### DATASET EXTRACT
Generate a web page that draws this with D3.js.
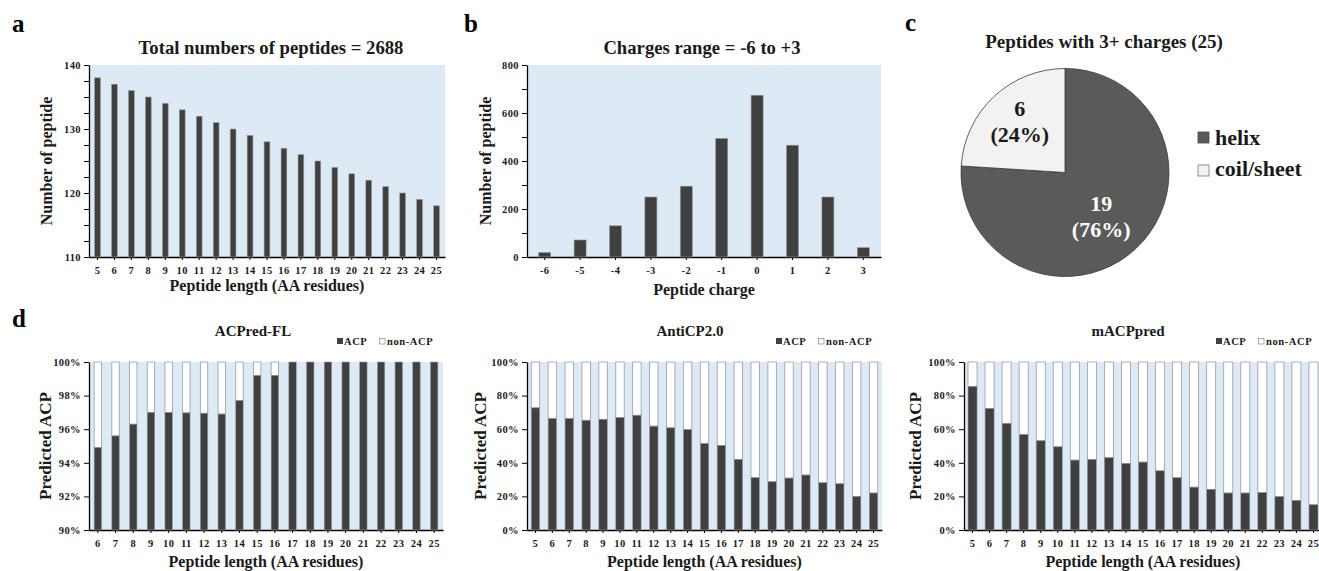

---

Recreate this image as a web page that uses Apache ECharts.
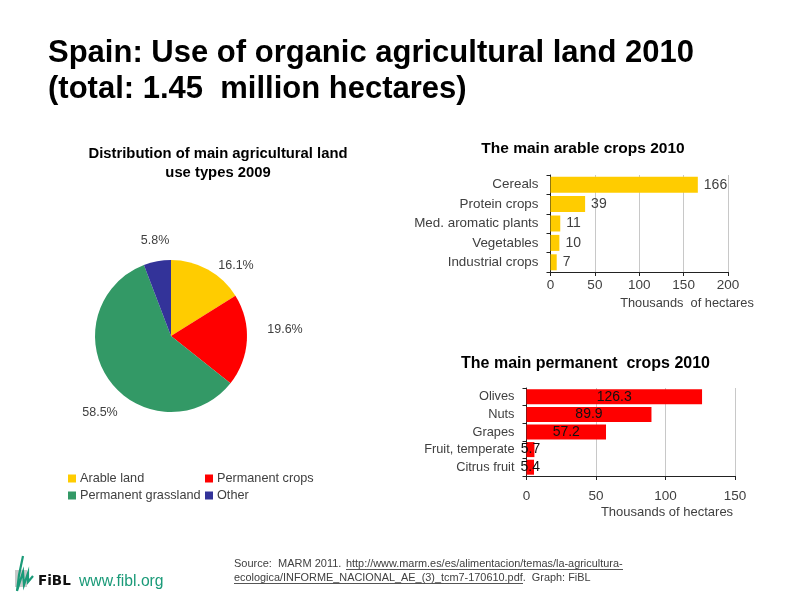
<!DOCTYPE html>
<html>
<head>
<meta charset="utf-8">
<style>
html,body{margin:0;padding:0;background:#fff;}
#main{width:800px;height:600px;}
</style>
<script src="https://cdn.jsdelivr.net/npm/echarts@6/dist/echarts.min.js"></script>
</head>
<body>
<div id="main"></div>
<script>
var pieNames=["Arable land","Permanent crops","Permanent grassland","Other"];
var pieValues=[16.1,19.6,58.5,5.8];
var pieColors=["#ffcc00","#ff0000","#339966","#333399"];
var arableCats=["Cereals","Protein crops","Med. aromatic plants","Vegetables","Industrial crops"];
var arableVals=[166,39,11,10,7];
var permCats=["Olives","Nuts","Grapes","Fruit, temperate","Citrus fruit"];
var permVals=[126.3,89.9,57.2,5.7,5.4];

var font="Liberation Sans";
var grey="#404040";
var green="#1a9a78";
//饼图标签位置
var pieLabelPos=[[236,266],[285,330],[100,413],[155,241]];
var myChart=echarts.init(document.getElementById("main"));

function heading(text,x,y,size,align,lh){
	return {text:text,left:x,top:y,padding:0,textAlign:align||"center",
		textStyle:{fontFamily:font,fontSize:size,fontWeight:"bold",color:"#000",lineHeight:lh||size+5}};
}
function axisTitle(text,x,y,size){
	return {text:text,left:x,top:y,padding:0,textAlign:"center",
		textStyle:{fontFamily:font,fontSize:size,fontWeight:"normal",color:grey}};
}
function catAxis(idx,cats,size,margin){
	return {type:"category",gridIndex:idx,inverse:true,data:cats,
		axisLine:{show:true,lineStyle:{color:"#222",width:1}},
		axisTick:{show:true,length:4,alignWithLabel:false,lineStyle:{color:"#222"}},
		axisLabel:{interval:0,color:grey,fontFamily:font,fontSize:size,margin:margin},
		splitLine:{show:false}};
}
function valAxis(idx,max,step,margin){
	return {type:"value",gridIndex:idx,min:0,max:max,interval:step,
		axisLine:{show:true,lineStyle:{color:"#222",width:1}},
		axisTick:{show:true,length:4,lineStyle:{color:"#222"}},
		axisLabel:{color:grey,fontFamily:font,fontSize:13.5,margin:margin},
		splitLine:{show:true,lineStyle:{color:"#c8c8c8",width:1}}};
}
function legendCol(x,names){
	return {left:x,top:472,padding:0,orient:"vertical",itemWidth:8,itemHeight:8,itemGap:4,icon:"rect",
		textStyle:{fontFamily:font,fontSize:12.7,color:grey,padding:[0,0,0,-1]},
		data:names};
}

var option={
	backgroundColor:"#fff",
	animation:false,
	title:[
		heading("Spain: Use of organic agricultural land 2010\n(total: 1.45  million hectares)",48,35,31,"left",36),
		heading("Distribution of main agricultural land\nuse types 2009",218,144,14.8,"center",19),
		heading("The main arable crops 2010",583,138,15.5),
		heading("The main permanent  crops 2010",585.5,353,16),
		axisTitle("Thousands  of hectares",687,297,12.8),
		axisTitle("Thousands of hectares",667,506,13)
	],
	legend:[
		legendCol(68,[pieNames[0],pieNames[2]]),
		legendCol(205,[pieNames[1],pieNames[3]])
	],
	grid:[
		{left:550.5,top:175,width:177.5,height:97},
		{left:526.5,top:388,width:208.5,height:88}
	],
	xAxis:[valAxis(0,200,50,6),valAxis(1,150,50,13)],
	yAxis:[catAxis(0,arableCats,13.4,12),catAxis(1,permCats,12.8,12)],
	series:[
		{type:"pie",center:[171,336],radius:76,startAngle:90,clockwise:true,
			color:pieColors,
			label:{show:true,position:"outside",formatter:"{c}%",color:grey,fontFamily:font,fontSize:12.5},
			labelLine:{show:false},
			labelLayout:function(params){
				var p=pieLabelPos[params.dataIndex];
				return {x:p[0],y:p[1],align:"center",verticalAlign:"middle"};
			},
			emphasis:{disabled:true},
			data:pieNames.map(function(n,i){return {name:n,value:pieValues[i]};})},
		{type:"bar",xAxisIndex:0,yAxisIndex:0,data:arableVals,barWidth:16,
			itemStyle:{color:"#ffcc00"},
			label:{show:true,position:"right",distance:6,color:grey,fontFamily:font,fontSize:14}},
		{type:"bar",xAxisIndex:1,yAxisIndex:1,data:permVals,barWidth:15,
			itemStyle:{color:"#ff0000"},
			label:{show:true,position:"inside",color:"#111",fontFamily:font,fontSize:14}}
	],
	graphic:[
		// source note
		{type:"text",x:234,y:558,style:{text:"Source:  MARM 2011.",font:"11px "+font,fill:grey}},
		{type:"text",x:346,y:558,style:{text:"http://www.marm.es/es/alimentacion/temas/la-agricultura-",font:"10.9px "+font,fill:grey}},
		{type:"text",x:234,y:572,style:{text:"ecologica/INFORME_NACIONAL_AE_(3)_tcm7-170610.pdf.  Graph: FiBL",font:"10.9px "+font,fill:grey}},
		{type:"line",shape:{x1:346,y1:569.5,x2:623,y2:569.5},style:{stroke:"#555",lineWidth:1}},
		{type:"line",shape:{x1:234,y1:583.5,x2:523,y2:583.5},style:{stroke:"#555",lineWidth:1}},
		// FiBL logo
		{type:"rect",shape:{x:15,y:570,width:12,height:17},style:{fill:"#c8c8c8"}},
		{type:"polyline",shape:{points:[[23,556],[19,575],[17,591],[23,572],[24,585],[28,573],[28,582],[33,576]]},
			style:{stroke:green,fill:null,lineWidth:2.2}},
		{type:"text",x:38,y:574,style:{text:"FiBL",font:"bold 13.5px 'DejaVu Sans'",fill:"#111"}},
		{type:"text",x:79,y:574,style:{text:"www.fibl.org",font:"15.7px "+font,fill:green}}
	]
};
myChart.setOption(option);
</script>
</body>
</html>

### GIVEN PROBLEM
Each line with the string "page" in it needs to be found and copied.

### REPLY TO THE EXERCISE
Generate a web page that draws this with D3.js.
Recreate this image as a web page that uses Apache ECharts.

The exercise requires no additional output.